25 MAR - “Una vittoria piena sui i canoni di locazione ad uso istituzionale, che vanno gestiti sulla base del concetto di costo standard e non possono essere ulteriormente tagliati dove già è stata raggiunta la massima virtuosità; e la fondamentale affermazione che la Regione ‘non erra’ a sostenere che la spesa sanitaria è incomprimibile nelle Regioni virtuose, pur in una sentenza con esito complessivamente contrario. Le buone ragioni del Veneto continuano a trovare attenzione e seguito nell’attività della Corte Costituzionale, a dimostrazione che non vi ricorriamo per partito preso o per motivazioni politiche, ma quando siamo convinti che qualcosa non funzioni nella legislazione nazionale, come nel caso dei tagli alla sanità”. Con queste parole, il Presidente del Veneto, Luca Zaia, commenta due sentenze della Consulta riguardanti altrettanti ricorsi proposti dalla Regione .

Con la sentenza n. 64 del 2016, depositata ieri, è stata dichiarata l’incostituzionalità parziale della norma che obbliga le Regioni a ridurre del 15% i canoni di locazione degli immobili a uso istituzionale: la norma prevede che tale riduzione si inserisca automaticamente nei contratti in corso, anche in deroga alle eventuali clausole difformi apposte dalle parti, salvo il diritto di recesso del locatore. La norma quindi prescinde dallo sforzo fatto dalle realtà regionali virtuose, che potrebbero non avere più margini per ulteriori riduzioni, incorrendo così in pericolose ed anti economiche rescissioni dei contratti. La difesa regionale aveva evidenziato come la norma non contenesse alcun riferimento a livelli standard di spesa o anche all’ammontare medio dei canoni di locazione.

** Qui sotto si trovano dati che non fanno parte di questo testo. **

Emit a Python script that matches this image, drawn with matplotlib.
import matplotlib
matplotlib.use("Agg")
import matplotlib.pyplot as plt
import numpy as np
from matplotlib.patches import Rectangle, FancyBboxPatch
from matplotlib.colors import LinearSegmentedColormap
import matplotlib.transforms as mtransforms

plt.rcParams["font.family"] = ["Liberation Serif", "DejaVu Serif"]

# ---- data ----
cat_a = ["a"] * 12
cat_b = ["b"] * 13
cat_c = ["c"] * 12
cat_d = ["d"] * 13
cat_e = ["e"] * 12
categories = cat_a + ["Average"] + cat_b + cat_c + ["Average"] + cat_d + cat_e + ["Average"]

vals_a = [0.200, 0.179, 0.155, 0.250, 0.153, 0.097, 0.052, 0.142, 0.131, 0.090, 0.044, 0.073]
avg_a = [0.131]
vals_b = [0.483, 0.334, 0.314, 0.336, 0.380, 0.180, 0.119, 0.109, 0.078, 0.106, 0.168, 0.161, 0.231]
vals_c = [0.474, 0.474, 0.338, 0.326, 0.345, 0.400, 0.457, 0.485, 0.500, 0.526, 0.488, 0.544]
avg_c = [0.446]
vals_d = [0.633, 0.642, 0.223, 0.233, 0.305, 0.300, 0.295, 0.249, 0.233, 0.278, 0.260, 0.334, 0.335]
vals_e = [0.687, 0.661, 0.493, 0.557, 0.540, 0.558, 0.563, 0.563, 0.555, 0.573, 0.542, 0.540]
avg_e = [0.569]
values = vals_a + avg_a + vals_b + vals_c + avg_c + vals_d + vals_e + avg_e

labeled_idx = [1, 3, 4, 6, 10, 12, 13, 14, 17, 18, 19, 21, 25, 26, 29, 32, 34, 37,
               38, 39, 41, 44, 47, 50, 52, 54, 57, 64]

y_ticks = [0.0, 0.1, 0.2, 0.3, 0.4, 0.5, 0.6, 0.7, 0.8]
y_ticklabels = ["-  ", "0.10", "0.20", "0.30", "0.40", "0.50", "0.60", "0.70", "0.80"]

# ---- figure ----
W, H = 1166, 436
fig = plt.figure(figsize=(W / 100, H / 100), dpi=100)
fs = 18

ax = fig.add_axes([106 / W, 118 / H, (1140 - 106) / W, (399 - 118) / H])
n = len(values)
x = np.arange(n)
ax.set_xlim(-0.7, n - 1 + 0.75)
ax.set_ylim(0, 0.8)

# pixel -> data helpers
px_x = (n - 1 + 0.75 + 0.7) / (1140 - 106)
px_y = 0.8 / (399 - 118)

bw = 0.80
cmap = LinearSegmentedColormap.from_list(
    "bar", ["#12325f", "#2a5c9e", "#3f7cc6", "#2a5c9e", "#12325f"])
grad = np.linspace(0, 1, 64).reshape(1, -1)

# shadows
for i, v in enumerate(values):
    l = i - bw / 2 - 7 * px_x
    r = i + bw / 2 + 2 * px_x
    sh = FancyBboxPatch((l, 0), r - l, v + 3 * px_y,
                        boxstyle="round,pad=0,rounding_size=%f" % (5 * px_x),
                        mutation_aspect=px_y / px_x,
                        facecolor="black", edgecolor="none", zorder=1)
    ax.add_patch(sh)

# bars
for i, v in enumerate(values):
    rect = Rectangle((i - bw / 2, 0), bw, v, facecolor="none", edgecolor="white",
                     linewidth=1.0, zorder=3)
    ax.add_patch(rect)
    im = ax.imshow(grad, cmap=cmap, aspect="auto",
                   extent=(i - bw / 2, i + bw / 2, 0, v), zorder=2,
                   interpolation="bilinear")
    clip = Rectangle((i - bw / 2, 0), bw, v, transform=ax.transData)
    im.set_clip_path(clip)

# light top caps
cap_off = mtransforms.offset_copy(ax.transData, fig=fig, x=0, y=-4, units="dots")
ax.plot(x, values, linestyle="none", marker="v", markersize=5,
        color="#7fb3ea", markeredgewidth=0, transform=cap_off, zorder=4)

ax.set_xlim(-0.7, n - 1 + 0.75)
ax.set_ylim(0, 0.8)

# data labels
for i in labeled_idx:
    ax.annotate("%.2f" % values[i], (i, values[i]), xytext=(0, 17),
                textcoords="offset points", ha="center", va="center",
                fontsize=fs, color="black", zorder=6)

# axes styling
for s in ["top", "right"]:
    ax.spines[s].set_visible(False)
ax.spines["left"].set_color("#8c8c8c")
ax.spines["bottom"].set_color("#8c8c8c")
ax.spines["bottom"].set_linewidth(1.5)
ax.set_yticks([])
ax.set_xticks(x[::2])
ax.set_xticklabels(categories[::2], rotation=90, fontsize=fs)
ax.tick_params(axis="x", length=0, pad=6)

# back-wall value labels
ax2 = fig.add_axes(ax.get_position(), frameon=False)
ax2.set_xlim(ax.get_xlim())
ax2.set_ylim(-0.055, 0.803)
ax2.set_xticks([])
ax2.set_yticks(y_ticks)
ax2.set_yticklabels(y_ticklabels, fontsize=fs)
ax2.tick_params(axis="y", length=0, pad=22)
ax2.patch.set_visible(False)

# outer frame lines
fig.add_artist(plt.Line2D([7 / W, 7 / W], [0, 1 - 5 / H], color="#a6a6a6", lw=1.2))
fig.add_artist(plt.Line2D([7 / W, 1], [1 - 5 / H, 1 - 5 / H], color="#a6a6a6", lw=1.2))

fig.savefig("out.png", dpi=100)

La Corte costituzionale ha accolto il ricorso della Regione Veneto (difesa dal prof. Avv. Luca Antonini e dall’avv. Ezio Zanon, responsabile dell’Avvocatura regionale), dichiarando illegittima la disposizione in quanto di carattere permanente, e ne ha quindi limitato la vigenza fino alla fine del 2016. Questo perché “le disposizioni restrittive della spesa regionale devono dunque operare per un periodo di tempo definito, in quanto necessarie a fronteggiare una situazione contingente”. 

Esito negativo ha invece ha avuto l’impugnativa che riguardava un taglio alla spesa delle regioni pari a 500 milioni di euro per il 2014 ed a 750 milioni di euro per ciascuno degli anni dal 2015 al 2017. Nella sentenza n. 65 del 2016, la Corte Costituzionale sostiene che stabilire un criterio di riparto del taglio, ove non sia raggiunta l’intesa con le Regioni, in modo da ripartirlo in base al PIL regionale e alla popolazione residente costituisce un “un indice non implausibile della capacità di ciascuna Regione di assorbire la riduzione di risorse”.

La Regione Veneto aveva evidenziato che le Regioni con un PIL più elevato sono anche “quelle più efficienti sul lato della spesa pubblica e, nonostante ciò, sarebbero le più esposte alla riduzione”, e che la spending review“dovrebbe essere diretta a contenere innanzitutto la spesa ‘cattiva’ e “non premiare, del tutto indebitamente, le realtà regionali inefficienti, confermandole nella propria condizione, penalizzando, invece, quelle rivelatesi virtuose, grazie all’esercizio in termini responsabili della propria autonomia”. Infine aveva evidenziato come dalla spending review disposta dal Governo fossero, del tutto paradossalmente, più penalizzate proprio le Regioni, tra cui il Veneto, addirittura dal Governo stesso “assunte come benchmark per la spesa sanitaria efficiente”.